Die traditionell moderate Kriminalpolitik der Schweiz tendiert neuerdings zu mehr Härte. Strafrechtsrevisionen und Volksinitiativen (Lebenslängliche Verwahrung, Ausschaffung krimineller Ausländer, Unverjährbarkeit pornografischer Straftaten an Kindern, härtere Bestrafung von Rasern) ergänzen und verschärfen die Sanktionspalette. Dies zeigt sich besonders bei den sichernden Massnahmen (Lebenslängliche Verwahrung extrem gefährlicher Straftäter, stationäre Behandlung psychisch schwer gestörter Täter). Sicherheitsbedenken erschweren vorzeitige Entlassungen. Dem vermehrten Sicherheitsbedürfnis der Bevölkerung entsprechend ist die Bereitschaft zur Anwendung von Strafhärte gewachsen.

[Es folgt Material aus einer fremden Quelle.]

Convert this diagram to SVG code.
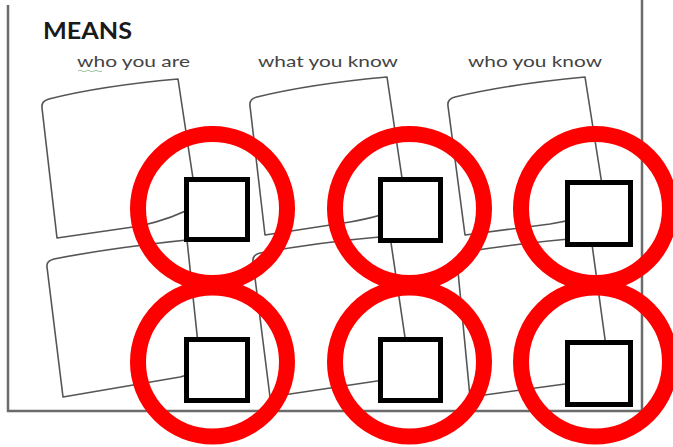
<svg xmlns="http://www.w3.org/2000/svg" width="673" height="447" viewBox="0 0 673 447">
<defs>
<filter id="blur" x="-10%" y="-10%" width="120%" height="120%"><feGaussianBlur stdDeviation="1.3"/></filter>
</defs>
<style>
.frame{stroke:#6b6b6b;stroke-width:2.5;fill:none}
.note{fill:#fff;stroke:#555;stroke-width:1.6;stroke-linejoin:round}
.shadow{fill:none;stroke:#aaa;stroke-width:3;filter:url(#blur)}
.box{fill:#fff;stroke:#000;stroke-width:5}
.ring{fill:none;stroke:#ff0000;stroke-width:16}
.title{font-family:Lato,"Liberation Sans",sans-serif;font-weight:bold;font-size:22px;fill:#1a1a1a}
.label{font-family:Lato,"Liberation Sans",sans-serif;font-size:16px;fill:#444}
</style>
<rect width="673" height="447" fill="#fff"/>
<g id="frame">
<line class="frame" x1="8" y1="5" x2="8" y2="412"/>
<line class="frame" x1="7" y1="411" x2="643" y2="411"/>
<line class="frame" x1="642" y1="0" x2="642" y2="412"/>
</g>
<g id="heading">
<text class="title" x="43" y="39" textLength="89" lengthAdjust="spacingAndGlyphs">MEANS</text>
<text class="label" x="77" y="67" textLength="113" lengthAdjust="spacingAndGlyphs">who you are</text>
<path d="M78,71 q2,-1.5 4,0 t4,0 t4,0 t4,0 t4,0 t4,0" fill="none" stroke="#9cc79c" stroke-width="1"/>
<text class="label" x="258" y="67" textLength="140" lengthAdjust="spacingAndGlyphs">what you know</text>
<text class="label" x="468" y="67" textLength="134" lengthAdjust="spacingAndGlyphs">who you know</text>
</g>
<g id="notes">
<path class="shadow" d="M44,110 Q44,103 51,101 Q100,89 176,82"/>
<path class="note" d="M42,108 Q41,101 49,99 Q100,86 178,79 L197,205 Q175,218 140,226 L57,238 Z"/>
<path class="shadow" d="M252,108 Q252,101 259,99 Q310,87 385,80"/>
<path class="note" d="M250,106 Q249,99 257,97 Q310,84 387,77 L406,205 Q385,216 350,222 L265,235 Z"/>
<path class="shadow" d="M450,108 Q450,101 457,99 Q510,87 583,80"/>
<path class="note" d="M448,106 Q447,99 455,97 Q510,84 585,77 L606,210 Q585,218 550,224 L465,235 Z"/>
<path class="shadow" d="M49,269 Q49,263 56,261 Q110,251 185,243"/>
<path class="note" d="M47,267 Q46,261 54,259 Q110,248 187,240 L201,372 Q190,374 180,377 L63,397 Z"/>
<path class="shadow" d="M255,264 Q255,257 262,255 Q320,245 388,239"/>
<path class="note" d="M253,262 Q252,255 260,253 Q320,242 390,236 L411,378 Q395,380 377,381 L270,397 Z"/>
<path class="shadow" d="M459,263 Q459,256 466,254 Q520,246 589,240"/>
<path class="note" d="M457,261 Q456,254 464,252 Q520,243 591,237 L611,383 Q590,384 565,384 L470,397 Z"/>
</g>
<g id="cell-who-you-are-1">
<rect class="box" x="186.5" y="179.5" width="61" height="60"/>
<circle class="ring" cx="212.5" cy="208.5" r="74.5"/>
</g>
<g id="cell-what-you-know-1">
<rect class="box" x="380.5" y="179.5" width="60" height="61"/>
<circle class="ring" cx="409.5" cy="208.5" r="74.5"/>
</g>
<g id="cell-who-you-know-1">
<rect class="box" x="567.5" y="182.5" width="63" height="62"/>
<circle class="ring" cx="595.5" cy="208.5" r="74.5"/>
</g>
<g id="cell-who-you-are-2">
<rect class="box" x="186.5" y="339.5" width="61" height="61"/>
<circle class="ring" cx="212.5" cy="362" r="74.5"/>
</g>
<g id="cell-what-you-know-2">
<rect class="box" x="380.5" y="339.5" width="60" height="61"/>
<circle class="ring" cx="409.5" cy="362" r="74.5"/>
</g>
<g id="cell-who-you-know-2">
<rect class="box" x="567.5" y="342.5" width="63" height="62"/>
<circle class="ring" cx="595.5" cy="362" r="74.5"/>
</g>
</svg>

Hingegen wird die erwartbare Wirksamkeit von der Wissenschaft überwiegend skeptisch eingeschätzt.

Literaturhinweise

Kunz, K.-L. & Singelnstein, T. (2016). Kriminologie: eine Grundlegung (7., grundlegend überarb. Aufl.). Bern: Haupt.

Kunz, K.-L. (2015). Soziales Klima, Sanktionspraxis und Kriminalität. Schweizerische Zeitschrift für Kriminologie, 15(2), 18–26.

Kury, H., Brandenstein, M. & Yoshida, T. (2009). Kriminologische Vergleichsanalyse: Kriminalpräventive Wirksamkeit härterer Sanktionen: Zur neuen Punitivität im Ausland (USA, Finnland, Japan). Zeitschrift für die gesamte Strafrechtswissenschaft, 121(1), 190–238.